TO BE DONE — Leave out the pictures, then reproduce the rest of the material exactly.

MATERIAL —

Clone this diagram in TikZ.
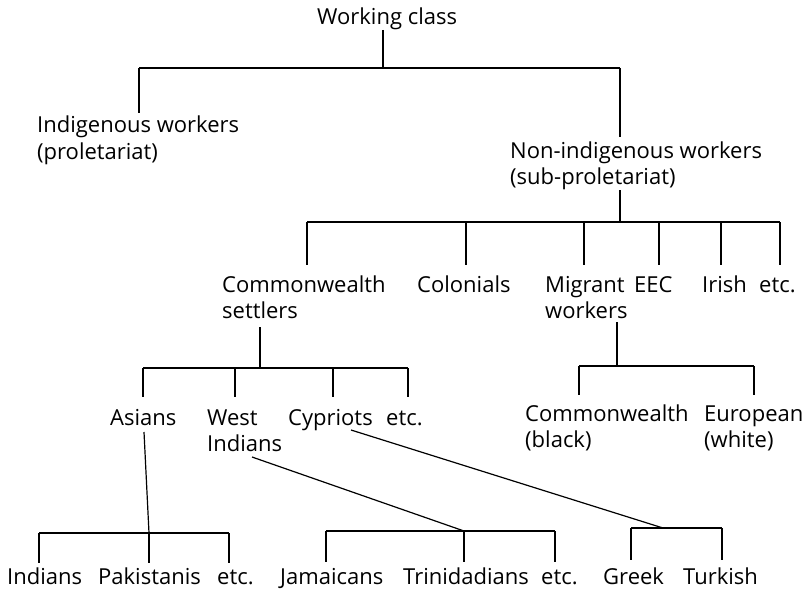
\documentclass[tikz,border=0pt]{standalone}
\usepackage{fontspec}
\setmainfont{Open Sans}
\begin{document}
\begin{tikzpicture}[x=1pt,y=-1pt,
  lbl/.style={anchor=base west, inner sep=0pt, font=\fontsize{22}{26}\selectfont},
  conn/.style={line width=1.2pt, black}]
\useasboundingbox (0,0) rectangle (811,591);
\newcommand{\two}[2]{\begin{tabular}[t]{@{}l@{}}#1\\#2\end{tabular}}
% level 0
\node[lbl] (root) at (317,25) {Working class};
% level 1
\node[lbl] (indig) at (37,133) {\two{Indigenous workers}{(proletariat)}};
\node[lbl] (nonind) at (510,158) {\two{Non-indigenous workers}{(sub-proletariat)}};
% level 2
\node[lbl] (cws) at (222,292) {\two{Commonwealth}{settlers}};
\node[lbl] (colon) at (417,292) {Colonials};
\node[lbl] (migr) at (545,292) {\two{Migrant}{workers}};
\node[lbl] (eec) at (634,292) {EEC};
\node[lbl] (irish) at (702,292) {Irish};
\node[lbl] (etcA) at (759,292) {etc.};
% level 3
\node[lbl] (asians) at (110,425) {Asians};
\node[lbl] (wind) at (207,425) {\two{West}{Indians}};
\node[lbl] (cyp) at (288,425) {Cypriots};
\node[lbl] (etcB) at (386,425) {etc.};
\node[lbl] (cwb) at (525,421) {\two{Commonwealth}{(black)}};
\node[lbl] (euro) at (704,421) {\two{European}{(white)}};
% level 4
\node[lbl] (ind) at (7,584) {Indians};
\node[lbl] (pak) at (98,584) {Pakistanis};
\node[lbl] (etcC) at (217,584) {etc.};
\node[lbl] (jam) at (280,584) {Jamaicans};
\node[lbl] (trin) at (403,584) {Trinidadians};
\node[lbl] (etcD) at (541,584) {etc.};
\node[lbl] (greek) at (603,584) {Greek};
\node[lbl] (turk) at (683,584) {Turkish};
% junction coordinates
\coordinate (j0) at (383,68);
\coordinate (j0a) at (139,68);
\coordinate (j0b) at (620,68);
\coordinate (j1) at (620,222);
\coordinate (j1a) at (307,222);
\coordinate (j1b) at (466,222);
\coordinate (j1c) at (584,222);
\coordinate (j1d) at (659,222);
\coordinate (j1e) at (721,222);
\coordinate (j1f) at (780,222);
\coordinate (j2) at (260,368);
\coordinate (j2a) at (143,368);
\coordinate (j2b) at (235,368);
\coordinate (j2c) at (333,368);
\coordinate (j2d) at (408,368);
\coordinate (j3) at (617,366);
\coordinate (j3a) at (579,366);
\coordinate (j3b) at (754,366);
\coordinate (j4) at (149,533);
\coordinate (j4a) at (39,533);
\coordinate (j4c) at (229,533);
\coordinate (j5) at (464,531);
\coordinate (j5a) at (326,531);
\coordinate (j5c) at (555,531);
\coordinate (j6) at (663,528);
\coordinate (j6a) at (631,528);
\coordinate (j6b) at (722,528);
% connectors
\draw[conn] (j0 |- 0,30) -- (j0);
\draw[conn] (j0a) -- (j0b);
\draw[conn] (j0a) -- (139,113);
\draw[conn] (j0b) -- (620,137);
\draw[conn] (620,190) -- (j1);
\draw[conn] (j1a) -- (j1f);
\foreach \c in {j1a,j1b,j1c,j1d,j1e,j1f} \draw[conn] (\c) -- ++(0,43);
\draw[conn] (260,327) -- (j2);
\draw[conn] (j2a) -- (j2d);
\foreach \c in {j2a,j2b,j2c,j2d} \draw[conn] (\c) -- ++(0,29);
\draw[conn] (617,322) -- (j3);
\draw[conn] (j3a) -- (j3b);
\foreach \c in {j3a,j3b} \draw[conn] (\c) -- ++(0,29);
\draw[conn] (144,432) -- (j4);
\draw[conn] (j4a) -- (j4c);
\foreach \c in {j4a,j4,j4c} \draw[conn] (\c) -- ++(0,30);
\draw[conn] (252,457) -- (j5);
\draw[conn] (j5a) -- (j5c);
\foreach \c in {j5a,j5,j5c} \draw[conn] (\c) -- ++(0,31);
\draw[conn] (351,430) -- (j6);
\draw[conn] (j6a) -- (j6b);
\foreach \c in {j6a,j6b} \draw[conn] (\c) -- ++(0,32);
\end{tikzpicture}
\end{document}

RESPONSE TO THE EXERCISE —
Clone this diagram in TikZ.
\documentclass[tikz,border=0pt]{standalone}
\usepackage{fontspec}
\setmainfont{Open Sans}
\begin{document}
\begin{tikzpicture}[x=1pt,y=-1pt,
  lbl/.style={anchor=base west, inner sep=0pt, font=\fontsize{22}{26}\selectfont},
  conn/.style={line width=1.2pt, black}]
\useasboundingbox (0,0) rectangle (811,591);
\newcommand{\two}[2]{\begin{tabular}[t]{@{}l@{}}#1\\#2\end{tabular}}
% level 0
\node[lbl] (root) at (317,25) {Working class};
% level 1
\node[lbl] (indig) at (37,133) {\two{Indigenous workers}{(proletariat)}};
\node[lbl] (nonind) at (510,158) {\two{Non-indigenous workers}{(sub-proletariat)}};
% level 2
\node[lbl] (cws) at (222,292) {\two{Commonwealth}{settlers}};
\node[lbl] (colon) at (417,292) {Colonials};
\node[lbl] (migr) at (545,292) {\two{Migrant}{workers}};
\node[lbl] (eec) at (634,292) {EEC};
\node[lbl] (irish) at (702,292) {Irish};
\node[lbl] (etcA) at (759,292) {etc.};
% level 3
\node[lbl] (asians) at (110,425) {Asians};
\node[lbl] (wind) at (207,425) {\two{West}{Indians}};
\node[lbl] (cyp) at (288,425) {Cypriots};
\node[lbl] (etcB) at (386,425) {etc.};
\node[lbl] (cwb) at (525,421) {\two{Commonwealth}{(black)}};
\node[lbl] (euro) at (704,421) {\two{European}{(white)}};
% level 4
\node[lbl] (ind) at (7,584) {Indians};
\node[lbl] (pak) at (98,584) {Pakistanis};
\node[lbl] (etcC) at (217,584) {etc.};
\node[lbl] (jam) at (280,584) {Jamaicans};
\node[lbl] (trin) at (403,584) {Trinidadians};
\node[lbl] (etcD) at (541,584) {etc.};
\node[lbl] (greek) at (603,584) {Greek};
\node[lbl] (turk) at (683,584) {Turkish};
% junction coordinates
\coordinate (j0) at (383,68);
\coordinate (j0a) at (139,68);
\coordinate (j0b) at (620,68);
\coordinate (j1) at (620,222);
\coordinate (j1a) at (307,222);
\coordinate (j1b) at (466,222);
\coordinate (j1c) at (584,222);
\coordinate (j1d) at (659,222);
\coordinate (j1e) at (721,222);
\coordinate (j1f) at (780,222);
\coordinate (j2) at (260,368);
\coordinate (j2a) at (143,368);
\coordinate (j2b) at (235,368);
\coordinate (j2c) at (333,368);
\coordinate (j2d) at (408,368);
\coordinate (j3) at (617,366);
\coordinate (j3a) at (579,366);
\coordinate (j3b) at (754,366);
\coordinate (j4) at (149,533);
\coordinate (j4a) at (39,533);
\coordinate (j4c) at (229,533);
\coordinate (j5) at (464,531);
\coordinate (j5a) at (326,531);
\coordinate (j5c) at (555,531);
\coordinate (j6) at (663,528);
\coordinate (j6a) at (631,528);
\coordinate (j6b) at (722,528);
% connectors
\draw[conn] (j0 |- 0,30) -- (j0);
\draw[conn] (j0a) -- (j0b);
\draw[conn] (j0a) -- (139,113);
\draw[conn] (j0b) -- (620,137);
\draw[conn] (620,190) -- (j1);
\draw[conn] (j1a) -- (j1f);
\foreach \c in {j1a,j1b,j1c,j1d,j1e,j1f} \draw[conn] (\c) -- ++(0,43);
\draw[conn] (260,327) -- (j2);
\draw[conn] (j2a) -- (j2d);
\foreach \c in {j2a,j2b,j2c,j2d} \draw[conn] (\c) -- ++(0,29);
\draw[conn] (617,322) -- (j3);
\draw[conn] (j3a) -- (j3b);
\foreach \c in {j3a,j3b} \draw[conn] (\c) -- ++(0,29);
\draw[conn] (144,432) -- (j4);
\draw[conn] (j4a) -- (j4c);
\foreach \c in {j4a,j4,j4c} \draw[conn] (\c) -- ++(0,30);
\draw[conn] (252,457) -- (j5);
\draw[conn] (j5a) -- (j5c);
\foreach \c in {j5a,j5,j5c} \draw[conn] (\c) -- ++(0,31);
\draw[conn] (351,430) -- (j6);
\draw[conn] (j6a) -- (j6b);
\foreach \c in {j6a,j6b} \draw[conn] (\c) -- ++(0,32);
\end{tikzpicture}
\end{document}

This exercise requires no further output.